> SET EXERCISE
Your copy of the material must match it exactly, except that pictures are dropped.

> SUPPLIED MATERIAL
───
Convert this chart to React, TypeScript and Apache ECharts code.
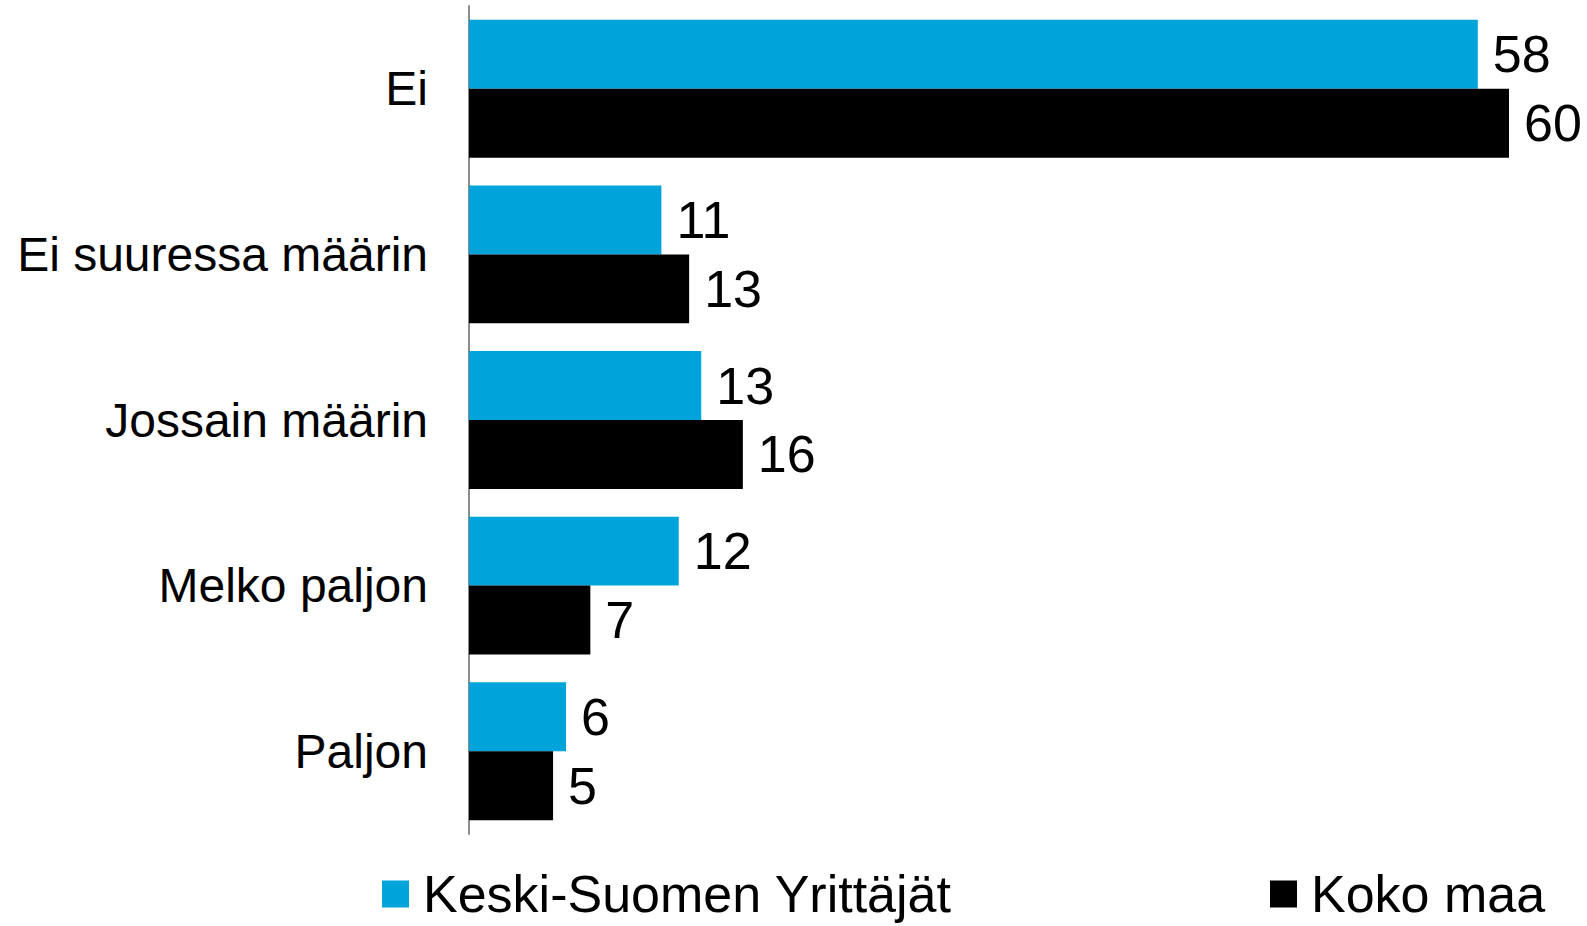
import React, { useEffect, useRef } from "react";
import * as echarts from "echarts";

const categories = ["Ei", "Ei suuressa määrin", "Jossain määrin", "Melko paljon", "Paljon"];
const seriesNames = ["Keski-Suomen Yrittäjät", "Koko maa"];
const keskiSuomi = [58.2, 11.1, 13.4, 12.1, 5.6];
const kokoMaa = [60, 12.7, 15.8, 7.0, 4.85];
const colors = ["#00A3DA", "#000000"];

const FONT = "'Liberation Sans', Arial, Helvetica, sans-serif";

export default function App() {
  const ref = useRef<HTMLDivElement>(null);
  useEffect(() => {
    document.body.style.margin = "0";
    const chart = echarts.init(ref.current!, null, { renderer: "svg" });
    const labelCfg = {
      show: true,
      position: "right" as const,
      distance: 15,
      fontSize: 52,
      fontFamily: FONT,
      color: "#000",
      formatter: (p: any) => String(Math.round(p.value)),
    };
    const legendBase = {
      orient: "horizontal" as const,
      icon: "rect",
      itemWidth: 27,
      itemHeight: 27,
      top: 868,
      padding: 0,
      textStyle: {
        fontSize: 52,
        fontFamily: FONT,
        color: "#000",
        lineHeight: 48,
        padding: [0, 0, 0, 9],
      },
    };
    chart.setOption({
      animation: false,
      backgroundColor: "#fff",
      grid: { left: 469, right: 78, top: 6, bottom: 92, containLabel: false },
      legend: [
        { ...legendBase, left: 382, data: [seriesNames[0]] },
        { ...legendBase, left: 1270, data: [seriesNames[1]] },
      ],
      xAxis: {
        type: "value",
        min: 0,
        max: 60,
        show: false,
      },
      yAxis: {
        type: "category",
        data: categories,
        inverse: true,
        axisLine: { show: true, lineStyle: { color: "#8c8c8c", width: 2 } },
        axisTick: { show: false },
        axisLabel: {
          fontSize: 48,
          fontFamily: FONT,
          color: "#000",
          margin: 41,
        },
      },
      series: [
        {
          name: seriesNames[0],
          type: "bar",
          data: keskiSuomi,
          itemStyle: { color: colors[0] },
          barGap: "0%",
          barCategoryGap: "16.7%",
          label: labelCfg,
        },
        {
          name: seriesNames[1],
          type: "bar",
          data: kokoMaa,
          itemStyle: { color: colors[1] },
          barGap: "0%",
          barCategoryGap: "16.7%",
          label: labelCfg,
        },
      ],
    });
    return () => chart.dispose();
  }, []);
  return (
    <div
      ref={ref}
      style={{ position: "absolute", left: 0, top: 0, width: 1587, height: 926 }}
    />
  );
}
───
> COMPLETED TASK
Convert this chart to React, TypeScript and Apache ECharts code.
import React, { useEffect, useRef } from "react";
import * as echarts from "echarts";

const categories = ["Ei", "Ei suuressa määrin", "Jossain määrin", "Melko paljon", "Paljon"];
const seriesNames = ["Keski-Suomen Yrittäjät", "Koko maa"];
const keskiSuomi = [58.2, 11.1, 13.4, 12.1, 5.6];
const kokoMaa = [60, 12.7, 15.8, 7.0, 4.85];
const colors = ["#00A3DA", "#000000"];

const FONT = "'Liberation Sans', Arial, Helvetica, sans-serif";

export default function App() {
  const ref = useRef<HTMLDivElement>(null);
  useEffect(() => {
    document.body.style.margin = "0";
    const chart = echarts.init(ref.current!, null, { renderer: "svg" });
    const labelCfg = {
      show: true,
      position: "right" as const,
      distance: 15,
      fontSize: 52,
      fontFamily: FONT,
      color: "#000",
      formatter: (p: any) => String(Math.round(p.value)),
    };
    const legendBase = {
      orient: "horizontal" as const,
      icon: "rect",
      itemWidth: 27,
      itemHeight: 27,
      top: 868,
      padding: 0,
      textStyle: {
        fontSize: 52,
        fontFamily: FONT,
        color: "#000",
        lineHeight: 48,
        padding: [0, 0, 0, 9],
      },
    };
    chart.setOption({
      animation: false,
      backgroundColor: "#fff",
      grid: { left: 469, right: 78, top: 6, bottom: 92, containLabel: false },
      legend: [
        { ...legendBase, left: 382, data: [seriesNames[0]] },
        { ...legendBase, left: 1270, data: [seriesNames[1]] },
      ],
      xAxis: {
        type: "value",
        min: 0,
        max: 60,
        show: false,
      },
      yAxis: {
        type: "category",
        data: categories,
        inverse: true,
        axisLine: { show: true, lineStyle: { color: "#8c8c8c", width: 2 } },
        axisTick: { show: false },
        axisLabel: {
          fontSize: 48,
          fontFamily: FONT,
          color: "#000",
          margin: 41,
        },
      },
      series: [
        {
          name: seriesNames[0],
          type: "bar",
          data: keskiSuomi,
          itemStyle: { color: colors[0] },
          barGap: "0%",
          barCategoryGap: "16.7%",
          label: labelCfg,
        },
        {
          name: seriesNames[1],
          type: "bar",
          data: kokoMaa,
          itemStyle: { color: colors[1] },
          barGap: "0%",
          barCategoryGap: "16.7%",
          label: labelCfg,
        },
      ],
    });
    return () => chart.dispose();
  }, []);
  return (
    <div
      ref={ref}
      style={{ position: "absolute", left: 0, top: 0, width: 1587, height: 926 }}
    />
  );
}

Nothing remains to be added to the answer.